In the thirty-fourth canto of Dante’s Inferno, our intrepid tourists Dante and Virgil find themselves at the very bottom of Hell’s ninth circle, known as Judecca, a name derived from Judas Iscariot. With his enthusiasm for classification and categories, Dante has given us names for the different parts of the ninth circle, in which are housed particular types of traitors: Caina (for traitors to family), Antenora (for traitors to country), Ptolomaea (for betrayers of guests), and Judecca (for traitors to benefactors).
The canto opens with the Latin phrase, Vexilla regis prodeunt Inferni. This means, “The standards [banners] of the king of Hell go forth.” As Dante uses it, the line is a deliberate mockery of a sixth-century hymn entitled Vexilla Regis Prodeunt, composed by the Merovingian poet Venantius Fortunatus. It was intended as a stately processional hymn to celebrate Christ’s triumph over death and evil. But there is nothing triumphant or dignified in the way Dante seeks to employ the phrase: he uses it to generate scorn for the king of Hell himself, Lucifer. Satan is presented as frozen up to his chest in an icy lake, Cocytus, and has been rendered effectively immobile. The “banners” or “standards” of this “king” are Satan’s bat-like wings, which flap frantically and continually, generating the freezing winds that perpetuate Cocytus’s icy solidity and, ironically, Lucifer’s own imprisonment in the ice. So are the evil trapped by the activities in which they themselves take part.

Lucifer is presented as having one head with three faces; tears of rage and pain stream down all of them in an indication of his utter despair. In his three gnashing mouths are perpetually chewed three notorious traitors: Judas Iscariot, Brutus, and Cassius, the last two being the skulking assassins of Julius Caesar. Satan himself says nothing intelligible: there are no speeches, no honey-tongued attempts to justify himself, and no effort to seduce his visitors. All that radiate from him are infinite anger and frustration.
I find Dante’s portrayal of the embodiment of evil so much more unsettling than Milton’s depiction of Satan in Paradise Lost. Milton finds it necessary to put all kinds of eloquent speeches into Lucifer’s mouth, to the point where we nearly begin to sympathize with him as a figure more sinned against than sinning. But old Dante was not one to do this. He did not wish to glamorize evil, or to allow it a foot in the door of our subconscious. He knew what evil truly was, and understood that there was nothing attractive about it. Lucifer in fact cuts a pathetic and contemptible figure in hell: a weeping, flapping, mumbling, powerless monster. For all his power, Lucifer presides over a kingdom of immobility and inertia; it is a direct inversion of God’s kingdom of light and positive, creative action. He becomes, through Dante’s pen, the embodiment of spiritual inversion. Instead of the light and action of the terrestrial realm, we have darkness, immobility, and agony. The banners of the king go forth.

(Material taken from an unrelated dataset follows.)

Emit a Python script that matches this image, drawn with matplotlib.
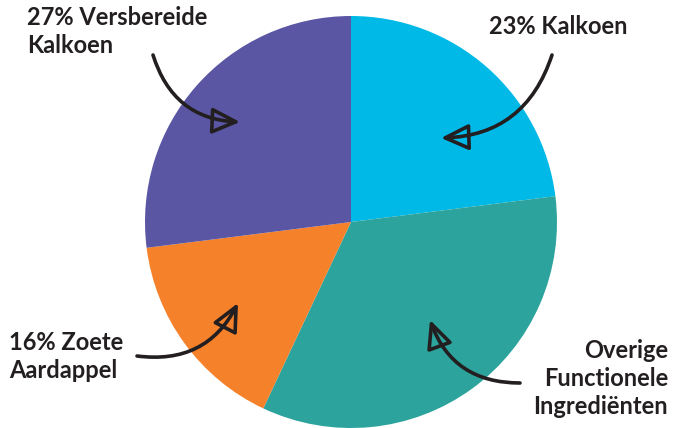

You may be wondering why I am discussing these aspects of Dante’s hellish conceptions. I do it because the banners of the kingdom of evil are not, unfortunately, confined only to hell. These banners are now willingly carried aloft by a great number of people in our own world, and in our own time. They are proudly and triumphally paraded before us, in open mockery of our laws, institutions, and values. It would be a mistake to think of these vexilla regis Inferni as something confined to an abstract frozen Cocytus. In fact we have leaders and public figures today who cheerfully wave them in our faces, confident that they will never be held to account for their lies and crimes. Perhaps they are right. Or perhaps they are not. Only time will tell.
One thing is certain: those who carry the banners of Hell are never swayed by appeals to reason or conscience. Once they take up the banner, they do not put it down. Malefactors already know what is right, and what is not; the point is that they do not care about the difference. They are contemptuous of the world’s judgment. They consider themselves exempt from the rule of law. A reckoning, a calling to account, an opportunity for justice: these things do not just fall to us from the clouds. There are no dei ex machinis coming down from the skies to save us. Only the resistance of the good, and only the coordinated efforts of the many, can impose some measure of accountability on those who have betrayed the sacred obligations of leadership. Only the sustained and uncompromising efforts of the righteous have any hope of tearing Lucifer’s metaphorical banners from the hands of the corrupt, and of providing the republic with a degree of justice.